By Ron Harbour and Jim Schmidt
This article first appeared on Brink on June 13, 2018.
Workers don’t have much good to say about robots. They see automation as a threat to their employment, something that will eventually eliminate their jobs and hand the work over to some new robotic creation.
They’re not wrong. Unprecedented expansions in computational power, explosions in sources of data and ways to collect it, and the rise of machine learning and artificial intelligence are eating away at the global employment base, particularly in the case of low-skilled jobs and repetitious work. In 2018, the Organisation for Economic Co-operation and Development analyzed the employment in 32 countries and concluded that close to one in seven jobs could be significantly affected by automation.
In the automotive industry already, more than 90 percent of paint and body shops in factories are automated. The last bastion of humans is the assembly line. And while some companies still experiment with automation aimed at dramatic cuts in the workforce, others are starting to recognize humans may be the more efficient solution after all.
Given the constant changes in production-line schedules and the need for customization, it becomes impractical to use robots and machines that require time-consuming reprogramming to accommodate change. Human workers, in contrast, simply need to be told the work orders for the day.
But that doesn’t mean automakers should give up on automation entirely. They just need to consider the kinder, gentler variety that, instead of replacing humans, looks to extend their working lives on the factory floors.
Collaborative robots and various forms of wearable technology, such as exoskeletons, enhance the native abilities of humans in the workplace and help make them more efficient. These types of technology can provide support to workers by performing tasks within jobs that are slightly dangerous or repetitive. With wearable technology, the devices can literally make workers stronger or more consistent.
This kind of automation can make the prospect of working to an older age more of a reality, even for employees whose jobs are more physical. The average age of workers in developed economies in Europe, North America and Asia is above 40—and in many instances, well above 40. According to the U.S. Bureau of Labor Statistics, the average worker in the United States is now more than 42 years old, and the average age of workers building motor vehicles is over 43. The graying of the workforce is even more of a problem for Europe and Japan, where lower immigration fails to offset aging populations and falling birth rates.
In most developed countries, worker shortages have already become evident on a regional level and in certain industries—and the prospect of shortfalls will mount.
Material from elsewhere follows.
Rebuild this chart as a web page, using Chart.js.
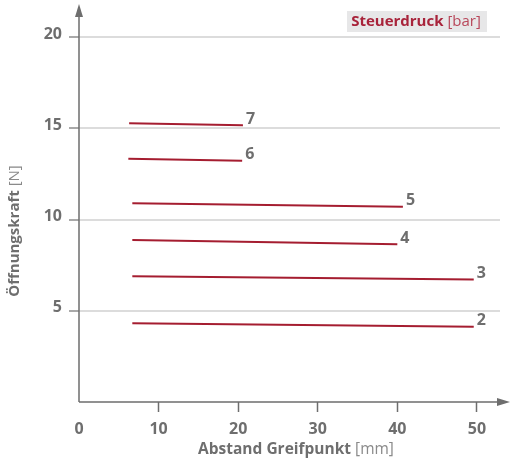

An Oliver Wyman study, for instance, revealed a 9 percent gap in the supply of aircraft mechanics over the next decade versus the demand, given the planned expansions in the global fleet and the incorporation of next-generation planes.
While the utility of cobots and wearable automation as a tool to lengthen the working lives of employees is evident, few automakers have invested in them
So how do these forms of automated worker-helpers fit into the factory? Take collaborative robots, or cobots. Ranging in size from two- to four-feet high, these automated assistants provide a special agility to work in tight or hard-to-reach places, such as working underneath autos. For instance, Renault has deployed cobots in a few plants to help build the powertrain, torquing bolts to a certain tolerance—a task that can be tedious for humans to do consistently and efficiently.
Making these small helpers attractive to companies, cobots can be relatively inexpensive, often costing under $50,000 each. They also are simple to reprogram—workers on the assembly line can often handle the reprogramming on their own. This allows them to be re-tasked quickly, adding to their value and versatility.
Unlike much of the current robotic automation in automotive factories that literally must be fenced in to protect workers, with safety signs warning employees to keep their distance, cobots perform tasks in factories without hurting humans as they are programmed to stop when there is an object in front of them. With their swing arms, they can even retrieve certain small parts from bins for their human partners, again adding to overall efficiency.
Another example of automation that enhances humans’ native abilities is the exoskeleton. Workers wear these cyborg-esque contraptions to make them strong enough to lift heavy truck tires or ease the stress on their bodies when performing repetitive overhead assembly tasks.
While the utility of cobots and wearable automation as a tool to lengthen the working lives of employees is evident, few automakers have invested in them yet, choosing instead to splurge on big and often risky automation in efforts to dramatically cut factory workforces. Certainly, Tesla is a good example of a car manufacturer that over-emphasized automation to the detriment of both the company and its workers.
Creating the factory of the future and achieving significant new efficiencies are more likely to involve investment in R&D to create new processes for doing the work rather than simply automating the work being done. Automakers would be wise, in the interim, to focus on how to help their human employees stick around a few more years.